Using roles instead of personas was best since we were a team of two and didn’t need to communicate much about the user beyond this information. It also saved time.
Next, I identified how users plan meetings:
With Doodle, the meeting planner must pick blocks of time for participants to vote for. This causes issues as people might not be available for those entire blocks of time, but could be available spanning two blocks. This issue compounds the more users you have.
Through several rounds of low-fidelity prototypes and user testing we validated our feature set and created sensible defaults to make the user experience fast and effortless.
The next problem was the availability entry screen. As a mobile-first product, we had to find a way to display 24 hours' worth of availability on a small screen.
I created two input methods and tested to see which was preferred. I referenced Google’s Material Design spec to determine the minimum space a user needs to drag the boxes around.
Finally, I built a high-fidelity prototype and went through testing. Users liked the interactions and knew exactly how to use the product with no instructions.

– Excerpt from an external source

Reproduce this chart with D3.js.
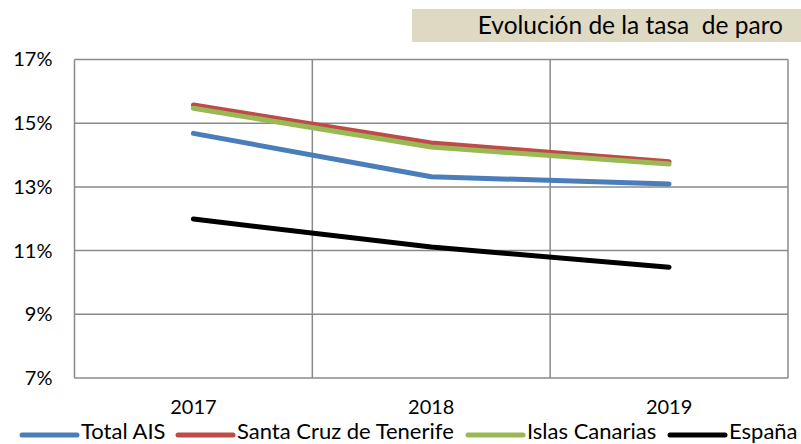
<!DOCTYPE html>
<html><head><meta charset="utf-8">
<script src="https://cdn.jsdelivr.net/npm/d3@7"></script>
<style>body{margin:0;background:#fff}svg{display:block}text{font-family:Lato,"Open Sans",sans-serif;fill:#000}</style>
</head><body><svg id="c" width="801" height="444"></svg>
<script>
const years = ["2017","2018","2019"];
const seriesNames = ["Total AIS","Santa Cruz de Tenerife","Islas Canarias","España"];
const totalAIS = [14.68, 13.32, 13.09];
const santaCruz = [15.57, 14.38, 13.79];
const islasCanarias = [15.47, 14.25, 13.72];
const espana = [11.99, 11.11, 10.48];
const yTicks = [7, 9, 11, 13, 15, 17];
const colors = ["#4A7EBB","#BE4B48","#98B954","#000000"];
const title = "Evolución de la tasa  de paro";

const svg = d3.select("#c");
const L = 74.5, R = 788, T = 59.5, B = 378;
const x = d3.scaleBand().domain(years).range([L, R]);
const y = d3.scaleLinear().domain([7, 17]).range([B, T]);

// title box
svg.append("rect").attr("x", 412).attr("y", 9).attr("width", 389).attr("height", 33).attr("fill", "#DDD9C3");
svg.append("text").attr("x", 783).attr("y", 34).attr("text-anchor", "end").attr("font-size", 24.5)
  .style("white-space", "pre").attr("xml:space", "preserve").text(title);

const grid = svg.append("g").attr("stroke", "#8a8a8a").attr("stroke-width", 1.5).attr("fill", "none");
yTicks.forEach(t => grid.append("line").attr("x1", L).attr("x2", R).attr("y1", y(t)).attr("y2", y(t)));
grid.append("line").attr("x1", L).attr("x2", L).attr("y1", T).attr("y2", B);
years.forEach(yr => grid.append("line").attr("x1", x(yr) + x.bandwidth()).attr("x2", x(yr) + x.bandwidth()).attr("y1", T).attr("y2", B));

const yAxis = d3.axisLeft(y).tickValues(yTicks).tickFormat(d => d + "%").tickSize(0).tickPadding(22);
const ga = svg.append("g").attr("transform", `translate(${L},0)`).call(yAxis);
ga.select(".domain").remove();
ga.selectAll("text").attr("font-size", 20).attr("font-family", "Lato");

const xAxis = d3.axisBottom(x).tickSize(0).tickPadding(22);
const gx = svg.append("g").attr("transform", `translate(0,${B})`).call(xAxis);
gx.select(".domain").remove();
gx.selectAll("text").attr("font-size", 20).attr("font-family", "Lato");

const data = [totalAIS, santaCruz, islasCanarias, espana];
const line = d3.line().x((d, i) => x(years[i]) + x.bandwidth() / 2).y(d => y(d));
data.forEach((s, k) => {
  svg.append("path").datum(s).attr("d", line).attr("fill", "none")
    .attr("stroke", colors[k]).attr("stroke-width", 5).attr("stroke-linecap", "round").attr("stroke-linejoin", "round");
});

// legend
const legX = [22, 178, 468, 670];
const lg = svg.append("g");
seriesNames.forEach((n, k) => {
  lg.append("line").attr("x1", legX[k]).attr("x2", legX[k] + 55).attr("y1", 435).attr("y2", 435)
    .attr("stroke", colors[k]).attr("stroke-width", 5).attr("stroke-linecap", "round");
  lg.append("text").attr("x", legX[k] + 59).attr("y", 439).attr("font-size", 22).text(n);
});
</script></body></html>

The final piece was how to determine the rules for how Free Space picks the best time to meet. My partner and I came up with these rules to rank the available times:
If multiple meeting times have no conflicts users can vote on their preferred time.
Set User Expectations - I explained some of what the users should expect during testing, but I had to re-explain some things which told me I didn’t explain thoroughly enough at the start. Moving forward I will test my explanation before meeting with users.
Choose the right tools - I used Figma for both design and prototyping which hurt the feedback on some parts of user testing. I believe with a better prototype there would have been room for a different time entry flow that would be faster. Since I wasn’t able to show the interaction to users properly, they didn’t choose that option.